## WORK TO BE COMPLETED
From the listing below, extract each entry exactly as written, minus the images.

## ENTRIES SUPPLIED
-=-=-=-=-
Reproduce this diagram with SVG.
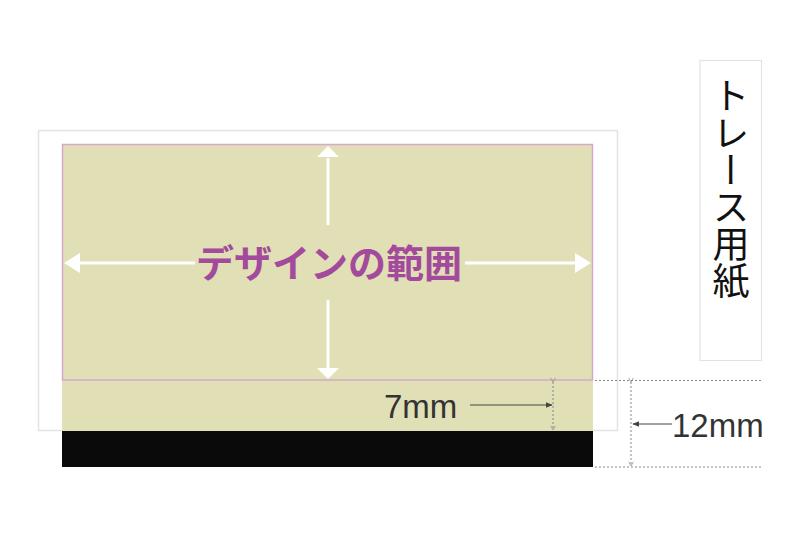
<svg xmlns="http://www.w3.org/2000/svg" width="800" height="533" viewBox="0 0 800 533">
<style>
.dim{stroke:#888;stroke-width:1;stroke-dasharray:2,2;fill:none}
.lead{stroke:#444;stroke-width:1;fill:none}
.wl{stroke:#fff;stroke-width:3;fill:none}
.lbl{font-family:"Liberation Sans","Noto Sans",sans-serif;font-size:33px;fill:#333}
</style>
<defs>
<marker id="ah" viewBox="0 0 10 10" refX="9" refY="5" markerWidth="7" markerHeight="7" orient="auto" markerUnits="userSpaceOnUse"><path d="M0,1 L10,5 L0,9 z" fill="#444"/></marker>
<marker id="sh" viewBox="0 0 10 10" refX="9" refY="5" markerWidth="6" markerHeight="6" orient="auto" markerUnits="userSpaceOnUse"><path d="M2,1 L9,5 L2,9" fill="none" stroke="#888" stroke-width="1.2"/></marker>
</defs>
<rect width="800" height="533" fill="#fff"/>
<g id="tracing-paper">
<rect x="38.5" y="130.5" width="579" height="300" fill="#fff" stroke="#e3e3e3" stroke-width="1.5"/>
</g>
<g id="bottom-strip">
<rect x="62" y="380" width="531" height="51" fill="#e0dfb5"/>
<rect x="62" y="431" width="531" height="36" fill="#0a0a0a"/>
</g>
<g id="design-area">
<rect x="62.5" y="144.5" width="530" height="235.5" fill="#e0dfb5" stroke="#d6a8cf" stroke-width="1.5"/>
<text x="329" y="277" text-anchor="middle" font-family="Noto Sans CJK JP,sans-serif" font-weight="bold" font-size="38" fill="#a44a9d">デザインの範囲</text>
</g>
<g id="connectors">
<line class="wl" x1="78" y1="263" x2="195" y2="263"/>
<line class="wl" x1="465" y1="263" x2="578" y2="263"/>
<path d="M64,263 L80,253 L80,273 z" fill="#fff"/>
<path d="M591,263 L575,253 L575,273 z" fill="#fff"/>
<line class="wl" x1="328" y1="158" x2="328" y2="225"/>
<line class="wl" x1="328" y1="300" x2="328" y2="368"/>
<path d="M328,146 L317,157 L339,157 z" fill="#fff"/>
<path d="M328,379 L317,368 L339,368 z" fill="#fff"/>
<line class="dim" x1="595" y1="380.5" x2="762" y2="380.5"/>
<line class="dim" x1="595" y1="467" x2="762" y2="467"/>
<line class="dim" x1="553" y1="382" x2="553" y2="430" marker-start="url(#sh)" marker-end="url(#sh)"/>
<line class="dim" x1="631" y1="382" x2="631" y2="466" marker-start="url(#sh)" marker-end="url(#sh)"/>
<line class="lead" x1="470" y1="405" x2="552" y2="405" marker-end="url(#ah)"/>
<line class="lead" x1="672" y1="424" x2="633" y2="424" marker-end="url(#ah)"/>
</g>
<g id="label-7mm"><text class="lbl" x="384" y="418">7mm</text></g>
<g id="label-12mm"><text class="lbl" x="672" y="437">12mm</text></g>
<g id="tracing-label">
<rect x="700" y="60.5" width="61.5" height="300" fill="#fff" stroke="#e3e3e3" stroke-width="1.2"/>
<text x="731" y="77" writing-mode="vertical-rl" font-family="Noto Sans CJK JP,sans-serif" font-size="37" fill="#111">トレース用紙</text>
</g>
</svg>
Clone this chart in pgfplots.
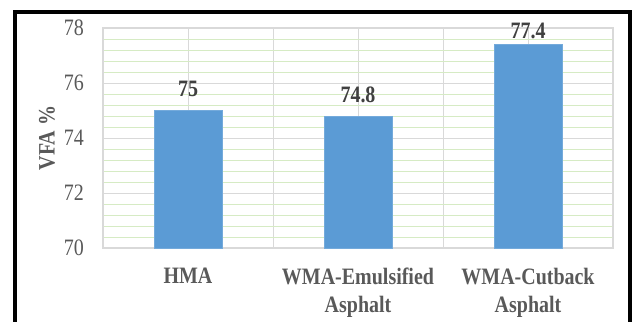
-=-=-=-=-
## OUTPUT OF THE TASK
Reproduce this diagram with SVG.
<svg xmlns="http://www.w3.org/2000/svg" width="800" height="533" viewBox="0 0 800 533">
<style>
.dim{stroke:#888;stroke-width:1;stroke-dasharray:2,2;fill:none}
.lead{stroke:#444;stroke-width:1;fill:none}
.wl{stroke:#fff;stroke-width:3;fill:none}
.lbl{font-family:"Liberation Sans","Noto Sans",sans-serif;font-size:33px;fill:#333}
</style>
<defs>
<marker id="ah" viewBox="0 0 10 10" refX="9" refY="5" markerWidth="7" markerHeight="7" orient="auto" markerUnits="userSpaceOnUse"><path d="M0,1 L10,5 L0,9 z" fill="#444"/></marker>
<marker id="sh" viewBox="0 0 10 10" refX="9" refY="5" markerWidth="6" markerHeight="6" orient="auto" markerUnits="userSpaceOnUse"><path d="M2,1 L9,5 L2,9" fill="none" stroke="#888" stroke-width="1.2"/></marker>
</defs>
<rect width="800" height="533" fill="#fff"/>
<g id="tracing-paper">
<rect x="38.5" y="130.5" width="579" height="300" fill="#fff" stroke="#e3e3e3" stroke-width="1.5"/>
</g>
<g id="bottom-strip">
<rect x="62" y="380" width="531" height="51" fill="#e0dfb5"/>
<rect x="62" y="431" width="531" height="36" fill="#0a0a0a"/>
</g>
<g id="design-area">
<rect x="62.5" y="144.5" width="530" height="235.5" fill="#e0dfb5" stroke="#d6a8cf" stroke-width="1.5"/>
<text x="329" y="277" text-anchor="middle" font-family="Noto Sans CJK JP,sans-serif" font-weight="bold" font-size="38" fill="#a44a9d">デザインの範囲</text>
</g>
<g id="connectors">
<line class="wl" x1="78" y1="263" x2="195" y2="263"/>
<line class="wl" x1="465" y1="263" x2="578" y2="263"/>
<path d="M64,263 L80,253 L80,273 z" fill="#fff"/>
<path d="M591,263 L575,253 L575,273 z" fill="#fff"/>
<line class="wl" x1="328" y1="158" x2="328" y2="225"/>
<line class="wl" x1="328" y1="300" x2="328" y2="368"/>
<path d="M328,146 L317,157 L339,157 z" fill="#fff"/>
<path d="M328,379 L317,368 L339,368 z" fill="#fff"/>
<line class="dim" x1="595" y1="380.5" x2="762" y2="380.5"/>
<line class="dim" x1="595" y1="467" x2="762" y2="467"/>
<line class="dim" x1="553" y1="382" x2="553" y2="430" marker-start="url(#sh)" marker-end="url(#sh)"/>
<line class="dim" x1="631" y1="382" x2="631" y2="466" marker-start="url(#sh)" marker-end="url(#sh)"/>
<line class="lead" x1="470" y1="405" x2="552" y2="405" marker-end="url(#ah)"/>
<line class="lead" x1="672" y1="424" x2="633" y2="424" marker-end="url(#ah)"/>
</g>
<g id="label-7mm"><text class="lbl" x="384" y="418">7mm</text></g>
<g id="label-12mm"><text class="lbl" x="672" y="437">12mm</text></g>
<g id="tracing-label">
<rect x="700" y="60.5" width="61.5" height="300" fill="#fff" stroke="#e3e3e3" stroke-width="1.2"/>
<text x="731" y="77" writing-mode="vertical-rl" font-family="Noto Sans CJK JP,sans-serif" font-size="37" fill="#111">トレース用紙</text>
</g>
</svg>
Clone this chart in pgfplots.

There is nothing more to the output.